┏━━

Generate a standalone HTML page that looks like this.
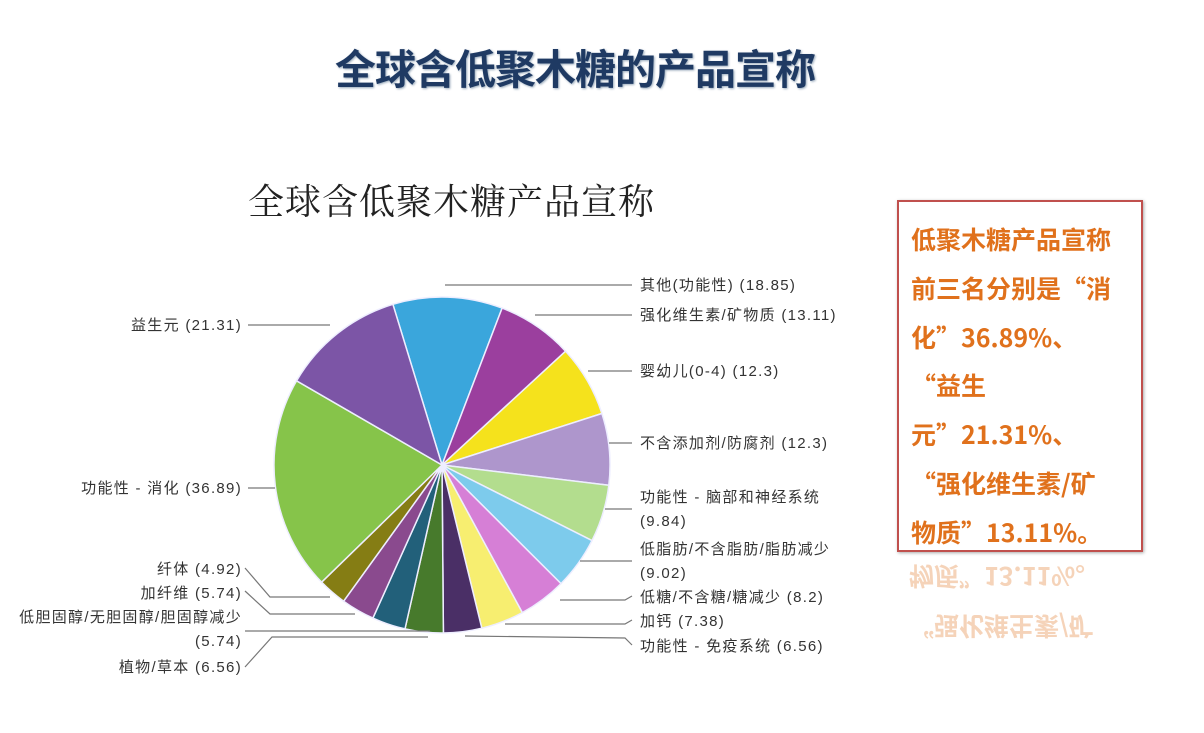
<!DOCTYPE html>
<html><head><meta charset="utf-8">
<style>
body{margin:0;width:1204px;height:733px;background:#fff;overflow:hidden;position:relative;font-family:"Liberation Sans","Noto Sans CJK SC",sans-serif}
.t1{position:absolute;left:335px;top:36px;font-size:41px;font-weight:bold;color:#1f3a63;letter-spacing:-1px;white-space:nowrap;text-shadow:1px 1px 2px #9ab}
.t2{position:absolute;left:248px;top:174px;font-family:"Noto Serif CJK SC",serif;font-size:36px;color:#222;white-space:nowrap;letter-spacing:1px}
.box{position:absolute;left:897px;top:200px;width:242px;height:348px;border:2px solid #c0504d;box-shadow:1px 1px 3px #aaa}
.box div,.refl div{position:absolute;left:12px;font-family:"Noto Sans CJK SC",sans-serif;font-size:25px;font-weight:bold;color:#e0711c;white-space:nowrap;line-height:30px}
.refl{position:absolute;left:897px;top:552px;width:244px;height:120px;overflow:hidden;opacity:.3}
</style></head><body>
<div class="t1">全球含低聚木糖的产品宣称</div>
<div class="t2">全球含低聚木糖产品宣称</div>
<svg id="s" width="1204" height="733" style="position:absolute;left:0;top:0" font-family="Liberation Sans, Noto Sans CJK SC, sans-serif" font-size="15" fill="#333"></svg>
<div class="box">
<div style="top:22px">低聚木糖产品宣称</div>
<div style="top:71px">前三名分别是“消</div>
<div style="top:120px">化”36.89%、</div>
<div style="top:168px">“益生</div>
<div style="top:217px">元”21.31%、</div>
<div style="top:266px">“强化维生素/矿</div>
<div style="top:315px">物质”13.11%。</div>
</div>
<div class="refl"><div style="top:10px;transform:scaleY(-1)">物质”13.11%。</div><div style="top:60px;transform:scaleY(-1)">“强化维生素/矿</div></div>
<script>
var s=document.getElementById('s'),cx=442,cy=465,r=168;
var d=[[18.85,'#3aa6dc'],[13.11,'#9b3f9e'],[12.3,'#f5e21c'],[12.3,'#ae96cc'],[9.84,'#b3dd8e'],[9.02,'#7dcbec'],[8.2,'#d67fd6'],[7.38,'#f7ee70'],[6.56,'#4a2f66'],[6.56,'#477a2c'],[5.74,'#22607a'],[5.74,'#8a4a8e'],[4.92,'#857d14'],[36.89,'#86c44a'],[21.31,'#7c55a6']];
var tot=0;d.forEach(function(a){tot+=a[0]});
var a0=-17*Math.PI/180,h='';
d.forEach(function(e){var a1=a0+e[0]/tot*2*Math.PI;
var x0=cx+r*Math.sin(a0),y0=cy-r*Math.cos(a0),x1=cx+r*Math.sin(a1),y1=cy-r*Math.cos(a1);
h+='<path d="M'+cx+' '+cy+'L'+x0.toFixed(1)+' '+y0.toFixed(1)+'A'+r+' '+r+' 0 '+((a1-a0)>Math.PI?1:0)+' 1 '+x1.toFixed(1)+' '+y1.toFixed(1)+'Z" fill="'+e[1]+'" stroke="#eef" stroke-width="1.5"/>';a0=a1;});
var L='<g stroke="#777" fill="none" stroke-width="1.2">'+
'<polyline points="445,285 632,285"/><polyline points="535,315 632,315"/><polyline points="588,371 632,371"/><polyline points="609,443 632,443"/>'+
'<polyline points="605,509 632,509"/><polyline points="580,561 632,561"/><polyline points="560,600 625,600 632,596"/><polyline points="505,624 625,624 632,620"/><polyline points="465,636 625,638 632,645"/>'+
'<polyline points="248,325 330,325"/><polyline points="248,488 275,488"/>'+
'<polyline points="245,568 270,597 330,597"/><polyline points="245,591 270,614 355,614"/><polyline points="245,631 430,631"/><polyline points="245,667 272,637 428,637"/></g>';
var T=[[640,290,'其他(功能性) (18.85)'],[640,320,'强化维生素/矿物质 (13.11)'],[640,376,'婴幼儿(0-4) (12.3)'],[640,448,'不含添加剂/防腐剂 (12.3)'],[640,502,'功能性 - 脑部和神经系统'],[640,526,'(9.84)'],[640,554,'低脂肪/不含脂肪/脂肪减少'],[640,578,'(9.02)'],[640,602,'低糖/不含糖/糖减少 (8.2)'],[640,626,'加钙 (7.38)'],[640,651,'功能性 - 免疫系统 (6.56)']];
var R=[[242,330,'益生元 (21.31)'],[242,493,'功能性 - 消化 (36.89)'],[242,574,'纤体 (4.92)'],[242,598,'加纤维 (5.74)'],[242,622,'低胆固醇/无胆固醇/胆固醇减少'],[242,646,'(5.74)'],[242,672,'植物/草本 (6.56)']];
T.forEach(function(t){L+='<text x="'+t[0]+'" y="'+t[1]+'" letter-spacing="1.3">'+t[2]+'</text>'});
R.forEach(function(t){L+='<text x="'+t[0]+'" y="'+t[1]+'" text-anchor="end" letter-spacing="1.3">'+t[2]+'</text>'});
s.innerHTML=h+L;
</script>
</body></html>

┗━━

SHORT TASK:
Write out the whole listing again, exactly, with no pictures.

SOLUTION:
Generate a standalone HTML page that looks like this.
<!DOCTYPE html>
<html><head><meta charset="utf-8">
<style>
body{margin:0;width:1204px;height:733px;background:#fff;overflow:hidden;position:relative;font-family:"Liberation Sans","Noto Sans CJK SC",sans-serif}
.t1{position:absolute;left:335px;top:36px;font-size:41px;font-weight:bold;color:#1f3a63;letter-spacing:-1px;white-space:nowrap;text-shadow:1px 1px 2px #9ab}
.t2{position:absolute;left:248px;top:174px;font-family:"Noto Serif CJK SC",serif;font-size:36px;color:#222;white-space:nowrap;letter-spacing:1px}
.box{position:absolute;left:897px;top:200px;width:242px;height:348px;border:2px solid #c0504d;box-shadow:1px 1px 3px #aaa}
.box div,.refl div{position:absolute;left:12px;font-family:"Noto Sans CJK SC",sans-serif;font-size:25px;font-weight:bold;color:#e0711c;white-space:nowrap;line-height:30px}
.refl{position:absolute;left:897px;top:552px;width:244px;height:120px;overflow:hidden;opacity:.3}
</style></head><body>
<div class="t1">全球含低聚木糖的产品宣称</div>
<div class="t2">全球含低聚木糖产品宣称</div>
<svg id="s" width="1204" height="733" style="position:absolute;left:0;top:0" font-family="Liberation Sans, Noto Sans CJK SC, sans-serif" font-size="15" fill="#333"></svg>
<div class="box">
<div style="top:22px">低聚木糖产品宣称</div>
<div style="top:71px">前三名分别是“消</div>
<div style="top:120px">化”36.89%、</div>
<div style="top:168px">“益生</div>
<div style="top:217px">元”21.31%、</div>
<div style="top:266px">“强化维生素/矿</div>
<div style="top:315px">物质”13.11%。</div>
</div>
<div class="refl"><div style="top:10px;transform:scaleY(-1)">物质”13.11%。</div><div style="top:60px;transform:scaleY(-1)">“强化维生素/矿</div></div>
<script>
var s=document.getElementById('s'),cx=442,cy=465,r=168;
var d=[[18.85,'#3aa6dc'],[13.11,'#9b3f9e'],[12.3,'#f5e21c'],[12.3,'#ae96cc'],[9.84,'#b3dd8e'],[9.02,'#7dcbec'],[8.2,'#d67fd6'],[7.38,'#f7ee70'],[6.56,'#4a2f66'],[6.56,'#477a2c'],[5.74,'#22607a'],[5.74,'#8a4a8e'],[4.92,'#857d14'],[36.89,'#86c44a'],[21.31,'#7c55a6']];
var tot=0;d.forEach(function(a){tot+=a[0]});
var a0=-17*Math.PI/180,h='';
d.forEach(function(e){var a1=a0+e[0]/tot*2*Math.PI;
var x0=cx+r*Math.sin(a0),y0=cy-r*Math.cos(a0),x1=cx+r*Math.sin(a1),y1=cy-r*Math.cos(a1);
h+='<path d="M'+cx+' '+cy+'L'+x0.toFixed(1)+' '+y0.toFixed(1)+'A'+r+' '+r+' 0 '+((a1-a0)>Math.PI?1:0)+' 1 '+x1.toFixed(1)+' '+y1.toFixed(1)+'Z" fill="'+e[1]+'" stroke="#eef" stroke-width="1.5"/>';a0=a1;});
var L='<g stroke="#777" fill="none" stroke-width="1.2">'+
'<polyline points="445,285 632,285"/><polyline points="535,315 632,315"/><polyline points="588,371 632,371"/><polyline points="609,443 632,443"/>'+
'<polyline points="605,509 632,509"/><polyline points="580,561 632,561"/><polyline points="560,600 625,600 632,596"/><polyline points="505,624 625,624 632,620"/><polyline points="465,636 625,638 632,645"/>'+
'<polyline points="248,325 330,325"/><polyline points="248,488 275,488"/>'+
'<polyline points="245,568 270,597 330,597"/><polyline points="245,591 270,614 355,614"/><polyline points="245,631 430,631"/><polyline points="245,667 272,637 428,637"/></g>';
var T=[[640,290,'其他(功能性) (18.85)'],[640,320,'强化维生素/矿物质 (13.11)'],[640,376,'婴幼儿(0-4) (12.3)'],[640,448,'不含添加剂/防腐剂 (12.3)'],[640,502,'功能性 - 脑部和神经系统'],[640,526,'(9.84)'],[640,554,'低脂肪/不含脂肪/脂肪减少'],[640,578,'(9.02)'],[640,602,'低糖/不含糖/糖减少 (8.2)'],[640,626,'加钙 (7.38)'],[640,651,'功能性 - 免疫系统 (6.56)']];
var R=[[242,330,'益生元 (21.31)'],[242,493,'功能性 - 消化 (36.89)'],[242,574,'纤体 (4.92)'],[242,598,'加纤维 (5.74)'],[242,622,'低胆固醇/无胆固醇/胆固醇减少'],[242,646,'(5.74)'],[242,672,'植物/草本 (6.56)']];
T.forEach(function(t){L+='<text x="'+t[0]+'" y="'+t[1]+'" letter-spacing="1.3">'+t[2]+'</text>'});
R.forEach(function(t){L+='<text x="'+t[0]+'" y="'+t[1]+'" text-anchor="end" letter-spacing="1.3">'+t[2]+'</text>'});
s.innerHTML=h+L;
</script>
</body></html>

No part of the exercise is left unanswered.